Over the past eight years, our focus in this town has been to encourage a return to traditional agricultural methods. The community had been pushed away from these practices due to globalization pressures, particularly stemming from the free trade agreement between Mexico and the United States. This agreement drastically changed the corn market, leading to a two-thirds devaluation in corn prices within a single year. So people had to increase their planting efforts three times more to maintain their income. This shift away from traditional farming practices triggered a migration away from these towns, transforming them into ghost towns.

So, when we refer to ‘ghosts of our towns,’ we are alluding to the transformation over time, as these towns have nearly faded away but still retain a trace of their existence. Our goal is to guide them back to their roots, embracing their traditional agricultural methods once more.

The problem is the indigenous farmers off-balance their traditional knowledge — which was always about taking care of the soil — so badly because of this switch to industrial agriculture. And they lost the only thing they had. They never really had money, but they always had the ability to feed themselves. So what has happened with a lot of these towns, especially in developing countries like Mexico, is trying to force a system that has no place. These people are never going to be industrial-scale producers of corn. It’s a false idea of progress. So what does progress mean? You’re talking about a developing economy, but developing towards what? Because in a way, we still have time to avoid the mistakes that we’re making in other places in the world.


DB: So these works are a form of social activism in that sense; you’re trying to raise awareness?


FL: I am trying to raise awareness, but you never know how much impact we can achieve. The metrics of success are in the change we’ve instigated within this one community. My work isn’t necessarily focused on changing the entire world. Instead, we focus our efforts on one town, which now comprises only about 150 people. Over nearly nine years, beginning in 2015 with agricultural initiatives, we’ve seen promising and positive outcomes that benefit both this community and the environment.
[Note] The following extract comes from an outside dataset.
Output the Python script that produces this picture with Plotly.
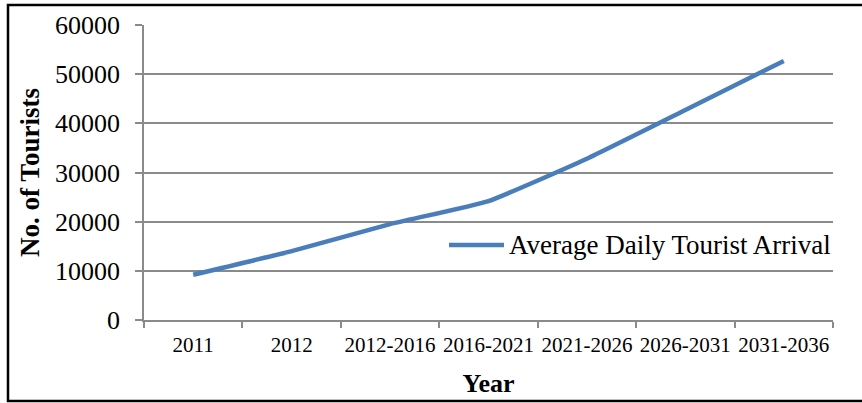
import plotly.graph_objects as go

# Projected average daily tourist arrivals by period
periods = ["2011", "2012", "2012-2016", "2016-2021", "2021-2026", "2026-2031", "2031-2036"]
arrivals = [9200, 14000, 19500, 24200, 32800, 42700, 52700]
y_ticks = [0, 10000, 20000, 30000, 40000, 50000, 60000]
series_name = "Average Daily Tourist Arrival"

W, H = 862, 403
L, R, T, B = 144, 29, 25, 83
plot_w = W - L - R
plot_h = H - T - B


def px_x(px):
    return (px - L) / plot_w


def px_y(py):
    return (H - B - py) / plot_h


FONT = "Liberation Serif, Times New Roman, serif"
LINE_BLUE = "#4A7EBB"
GRID = "#8A8A8A"

fig = go.Figure()
fig.add_trace(go.Scatter(
    x=periods, y=arrivals, mode="lines", name=series_name,
    line=dict(color=LINE_BLUE, width=4.5, shape="spline", smoothing=0.4),
    showlegend=False,
))

fig.update_layout(
    width=W, height=H,
    margin=dict(l=L, r=R, t=T, b=B, autoexpand=False),
    paper_bgcolor="white", plot_bgcolor="white",
    font=dict(family=FONT, color="black"),
    xaxis=dict(
        type="category", tickson="boundaries", tickangle=0, automargin=False,
        ticks="outside", ticklen=6, tickcolor=GRID, tickwidth=1.5,
        showline=True, linecolor=GRID, linewidth=1.5,
        showgrid=False, tickfont=dict(size=21, family=FONT),
        ticklabelstandoff=5,
        title=dict(text="<b>Year</b>", font=dict(size=26, family=FONT), standoff=18),
        range=[-0.5, len(periods) - 0.5],
    ),
    yaxis=dict(
        range=[0, 60000], tickvals=y_ticks, ticktext=[str(v) for v in y_ticks],
        automargin=False,
        ticks="outside", ticklen=7, tickcolor=GRID, tickwidth=1.5,
        showline=True, linecolor=GRID, linewidth=1.5,
        showgrid=True, gridcolor=GRID, gridwidth=1.5,
        zeroline=False, tickfont=dict(size=26, family=FONT),
        ticklabelstandoff=10,
        title=dict(text="<b>No. of Tourists</b>", font=dict(size=27, family=FONT), standoff=8),
    ),
)

# Outer frame around the chart
fig.add_shape(type="rect", xref="paper", yref="paper",
              x0=px_x(8), x1=px_x(875), y0=px_y(401), y1=px_y(5),
              line=dict(color="black", width=2.5), fillcolor="rgba(0,0,0,0)", layer="above")

# Legend: line sample plus label
fig.add_shape(type="line", xref="paper", yref="paper",
              x0=px_x(449), x1=px_x(504), y0=px_y(245), y1=px_y(245),
              line=dict(color=LINE_BLUE, width=4.5))
fig.add_annotation(xref="paper", yref="paper", x=px_x(507), y=px_y(245),
                   text=series_name, showarrow=False, xanchor="left", yanchor="middle",
                   font=dict(size=27, family=FONT, color="black"), bgcolor="white")

fig.write_html("out.html")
DB: Your work often involves unconventional materials, and you have used three specific materials consistently in this exhibition — corn husks, agave, and avocado. Could you elaborate on them?


FL: The table and the two cabinets are made with a material called ‘totomoxtle,’ which is the indigenous word for corn husks. The colorway of the table is similar to one I’ve used frequently in the past. But if you notice, it’s actually a completely different colorway. This is really interesting when you realize that it was the farmers who, after reintroducing these corn varieties, began developing new hybrids. They achieved this through hand-pollination, like mixing red and white corn to create the peachy colors you see here. So they are not dyed in any way — that’s how they grow in the plant.

It’s a really cool design exercise because although I’m using my skills as a designer, the farmers are ‘bio-designing.’ Their skill is their indigenous technology and knowing these plants so deeply to create these hybrids. This showcases the success of our project, as they are not only focused on reintroducing their traditional corn but are also considering its implications for the future. They are actively engaged in working with their native corn varieties to ensure their continued cultivation and development.


DB: Do you use paints or stains at all?


FL: Yes, there are dyes — for example, the pink couches are agave, and they’re dyed with an insect that grows in a cactus. It’s another amazing indigenous technology, where they managed to domesticate an insect and selectively breed it to the point where it creates an abnormal amount of pigments in their bodies. When they die, they get crushed into a powder, and it makes this super intense red. All the hairy pieces are agave, which relate to the town because their main issue was when there was a switch to this other system of agriculture, there was such severe erosion that they couldn’t grow anything anymore. So what we’ve been doing is planting the Agaves along the mountains in lines. We make deep holes about a meter deep, and we plant an agave in front of it. And when it rains, the water gets slowed down by these ditches, and the Agaves start to hold the little soil that it creates along with all the organic waste of the same plant.

So agaves are what’s called pioneering plants. In these mountains, completely eroded to the point where it’s just rocks and sand, they’re the only plants that can really grow there with basically no soil and no water. But they grow quite fast, much faster than a cactus, for example. So they start to create the right conditions for the wild shrubs to come back. By now, we’ve planted around 150,000 plants. So while mezcal or tequila growers kill the whole plant, we just prune them. With these leaves that we prune, we crush them to create fibers to weave into this hairy material.


DB: Where does the avocado come in?


FL: These hanging portraits are made of cotton and dyed with avocado pits and flowers. This is a preview for my next big project which is going to be about avocados. It’s going to be unveiled at the National Gallery of Victoria in December. These three characters are based on photographs that I’ve taken of real people in the village. For example, Emiliano: He’s standing next to this stone with snakes carved into it, which we found in one of the cornfields. We realized that it was an ancient relic. An anthropologist estimated it to be dated to 400 B.C. So it was a really incredible archaeological find that we made. It reveals the richness of the area in terms of its indigenous heritage.

The next character is Lucy, who is one of the elders. There is no private land in this area — everything is owned by the community, and land cannot be bought or sold. Everything is decided with an indigenous assembly. She’s the first woman to ever lead the indigenous assembly. She’s also the woman that handpicks all the seeds at the beginning of every season. So in a way, all of the decisions and all of these new variations of the corn go through her hands.

This other character is named Saul. I used to be friends with him when we were kids because this is a village that I’ve been visiting since I was young. He was one of the many men that migrated to the States. He spent around eight years in the States as a farmworker. He followed the seasons — from almonds in California to oranges in Florida in the winter, and everything in between. It’s a shame we lost really good farmers in Mexico just to migrate to the States because of this switch in the system. Now a lot of them are coming back. A lot of design projects highlight migrants arriving in the States, but what about returning migrants? It’s a whole different set of challenges.